By or After Barthel Beham (German, 1502-1540)Two Versions of Titus Graccus Later printings, one image reversed; titled in a banner in each print u.c., one faintly dated in the plate, both with an unknown collector's stamp on the reverse.
Engravings on paper, sheet sizes to 2 1/8 x 11 1/4 in. (5.5 x 28.5 cm), matted, unframed.
Condition: Trimmed, creasing, mended tears, one a pale impression.
N.B. These two prints are mirror images of one another, although in one the outside-most figure of a stone-wielding man is cropped off and cross hatching in the sky is incomplete. (Its measurements are 5.5 x 28.1 cm.) The central banners are also handled differently.

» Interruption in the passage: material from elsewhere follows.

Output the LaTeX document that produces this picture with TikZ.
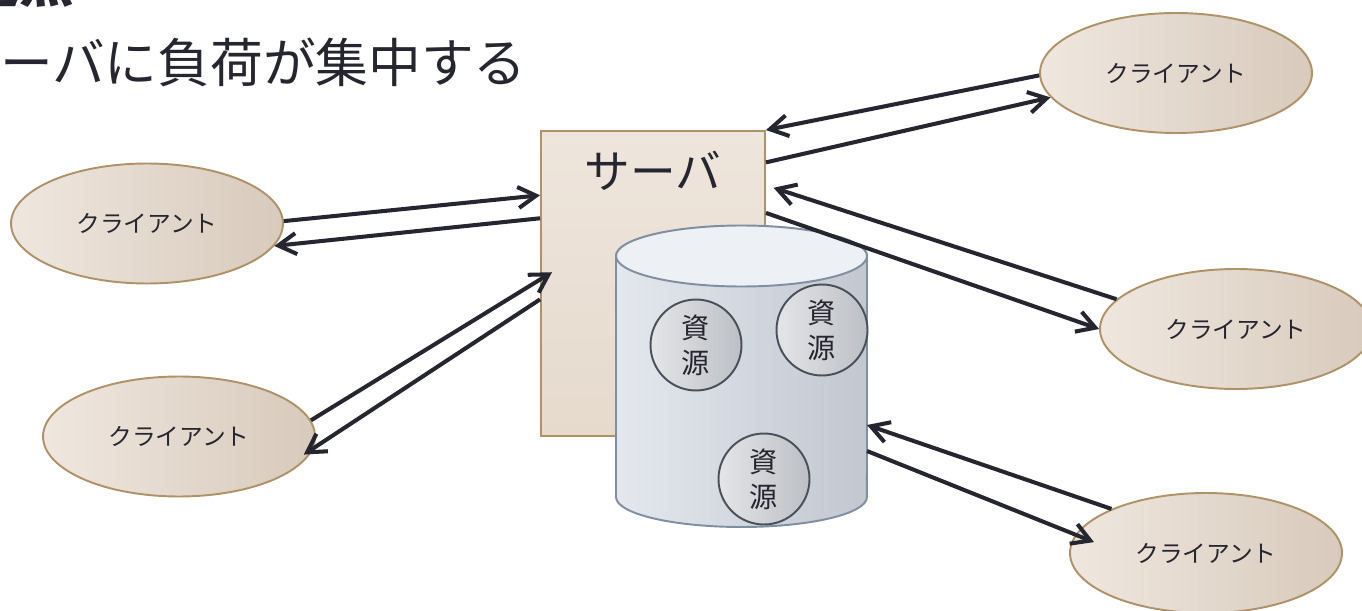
\documentclass[tikz,border=0pt]{standalone}
\usepackage{fontspec}
\setmainfont{Noto Sans CJK JP}
\usepackage{tikz}
\usetikzlibrary{arrows.meta,shapes.geometric}

\definecolor{ink}{RGB}{38,38,48}
\definecolor{tanline}{RGB}{176,146,104}
\definecolor{beigeL}{RGB}{239,231,223}
\definecolor{beigeR}{RGB}{216,202,188}
\definecolor{srvtop}{RGB}{238,229,220}
\definecolor{srvbot}{RGB}{230,218,205}
\definecolor{dbline}{RGB}{128,142,162}
\definecolor{dbL}{RGB}{228,232,238}
\definecolor{dbR}{RGB}{194,199,208}
\definecolor{dbtop}{RGB}{237,240,244}
\definecolor{resL}{RGB}{228,229,231}
\definecolor{resR}{RGB}{188,191,196}
\definecolor{resline}{RGB}{72,80,90}

\tikzset{
  client/.style={ellipse, draw=tanline, line width=1.1pt, left color=beigeL, right color=beigeR,
    minimum width=5.44cm, minimum height=2.4cm, inner sep=0pt, text=ink, font=\fontsize{13.5}{15}\selectfont},
  res/.style={circle, draw=resline, line width=1.1pt, left color=resL, right color=resR,
    minimum size=1.82cm, inner sep=0pt, align=center, text=ink, font=\fontsize{16}{19.8}\selectfont},
  flow/.style={ink, line width=2.3pt, -{Straight Barb[length=0.36cm, width=0.42cm]}},
}

\begin{document}
\begin{tikzpicture}[x=0.02cm, y=-0.02cm]
    \useasboundingbox (0,0) rectangle (1362,611);
    \clip (0,0) rectangle (1362,611);

    % heading
    \node[anchor=base west, inner sep=0pt, text=ink, font=\fontsize{31}{36}\selectfont\bfseries] (head) at (-90,3) {問題点};
    \node[anchor=west, inner sep=0pt, text=ink, font=\fontsize{30}{34}\selectfont] (point) at (-53,62) {サーバに負荷が集中する};

    % server
    \node[rectangle, draw=tanline, line width=1.1pt, top color=srvtop, bottom color=srvbot,
          minimum width=4.48cm, minimum height=6.1cm, inner sep=0pt] (srv) at (653,283.5) {};
    \node[text=ink, inner sep=0pt, font=\fontsize{26}{30}\selectfont] (srvname) at ([yshift=-0.82cm]srv.north) {サーバ};

    % storage
    \shade[left color=dbL, right color=dbR, draw=dbline, line width=1.1pt]
        (616,256) -- (616,497) arc[start angle=180, end angle=360, x radius=2.51cm, y radius=0.6cm]
        -- (867,256) arc[start angle=0, end angle=180, x radius=2.51cm, y radius=0.6cm] -- cycle;
    \filldraw[fill=dbtop, draw=dbline, line width=1.1pt] (741.5,256) ellipse[x radius=2.51cm, y radius=0.61cm];
    \coordinate (dbA) at (867,425);
    \coordinate (dbB) at (867,451);

    \node[res] (r1) at (696,345) {資\\源};
    \node[res] (r2) at (822,330) {資\\源};
    \node[res] (r3) at (764,479) {資\\源};

    % clients
    \node[client] (c1) at (1176,73) {クライアント};
    \node[client] (c2) at (147,223.5) {クライアント};
    \node[client] (c3) at (179,436.5) {クライアント};
    \node[client] (c4) at (1236,329) {クライアント};
    \node[client] (c5) at (1206,553) {クライアント};

    % requests and replies
    \draw[flow] (c1.181) -- (srv.north east);
    \draw[flow] (srv.47) -- (c1.191);
    \draw[flow] (c2.1) -- (srv.142);
    \draw[flow] (srv.150) -- (c2.-10);
    \draw[flow, shorten >=-0.28cm] (c3.7) -- (srv.178);
    \draw[flow, shorten >=-0.23cm] (srv.188) -- (c3.-5);
    \draw[flow, shorten >=0.16cm] (c4.166) -- (srv.41);
    \draw[flow] (srv.32) -- (c4.west);
    \draw[flow] (c5.155) -- (dbA);
    \draw[flow, shorten >=-0.4cm] (dbB) -- (c5.172);

\end{tikzpicture}
\end{document}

The subject, Tiberius Gracchus, was the grandson of Scipio Africanus, who led the Roman freemen in a revolt against aristocratic landowners who practiced slave labor. He was killed with 300 of his followers in a massacre in 133 BC.

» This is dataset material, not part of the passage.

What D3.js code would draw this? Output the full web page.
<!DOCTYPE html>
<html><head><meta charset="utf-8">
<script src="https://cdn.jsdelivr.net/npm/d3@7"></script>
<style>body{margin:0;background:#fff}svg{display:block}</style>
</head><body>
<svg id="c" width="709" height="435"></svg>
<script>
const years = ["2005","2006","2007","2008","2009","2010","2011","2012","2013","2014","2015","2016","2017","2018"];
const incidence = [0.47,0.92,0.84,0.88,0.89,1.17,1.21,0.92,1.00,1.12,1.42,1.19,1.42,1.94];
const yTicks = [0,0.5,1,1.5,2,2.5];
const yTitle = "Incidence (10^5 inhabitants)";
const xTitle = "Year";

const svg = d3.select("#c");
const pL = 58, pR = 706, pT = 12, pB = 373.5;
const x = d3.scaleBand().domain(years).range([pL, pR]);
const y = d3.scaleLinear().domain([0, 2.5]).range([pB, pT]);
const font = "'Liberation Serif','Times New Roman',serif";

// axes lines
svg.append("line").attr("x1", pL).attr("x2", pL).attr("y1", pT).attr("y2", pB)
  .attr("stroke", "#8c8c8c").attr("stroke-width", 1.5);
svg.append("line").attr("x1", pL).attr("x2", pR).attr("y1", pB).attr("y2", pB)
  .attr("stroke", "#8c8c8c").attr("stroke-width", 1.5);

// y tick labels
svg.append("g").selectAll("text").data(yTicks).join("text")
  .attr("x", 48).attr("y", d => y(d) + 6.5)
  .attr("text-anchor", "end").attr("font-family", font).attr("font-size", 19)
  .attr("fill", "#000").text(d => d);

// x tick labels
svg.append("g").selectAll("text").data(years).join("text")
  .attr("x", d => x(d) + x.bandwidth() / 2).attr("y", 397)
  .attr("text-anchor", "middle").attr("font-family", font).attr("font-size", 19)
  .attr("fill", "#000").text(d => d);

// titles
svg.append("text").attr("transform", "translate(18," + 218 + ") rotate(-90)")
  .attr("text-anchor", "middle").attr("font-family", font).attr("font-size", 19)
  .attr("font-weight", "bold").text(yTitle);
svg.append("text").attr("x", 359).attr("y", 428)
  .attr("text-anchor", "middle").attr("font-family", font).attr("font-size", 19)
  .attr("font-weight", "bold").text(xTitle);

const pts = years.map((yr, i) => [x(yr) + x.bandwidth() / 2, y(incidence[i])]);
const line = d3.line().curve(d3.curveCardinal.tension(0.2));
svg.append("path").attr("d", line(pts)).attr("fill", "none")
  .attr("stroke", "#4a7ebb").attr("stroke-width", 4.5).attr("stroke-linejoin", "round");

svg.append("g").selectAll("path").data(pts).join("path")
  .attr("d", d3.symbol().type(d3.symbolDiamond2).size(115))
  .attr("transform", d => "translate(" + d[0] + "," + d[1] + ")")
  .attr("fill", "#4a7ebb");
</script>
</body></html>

Barthel's long, narrow prints of battle scenes emulated the relief sculpture on antique sarcophagi and also reflected influential Italian works, such as the battle scenes of Antonio Pollaiuolo. Here, the fighting between a large number of nude men, some on horseback and armed with arrows and swords, displays the artist's ability to portray the human form at all angles within a highly complex composition.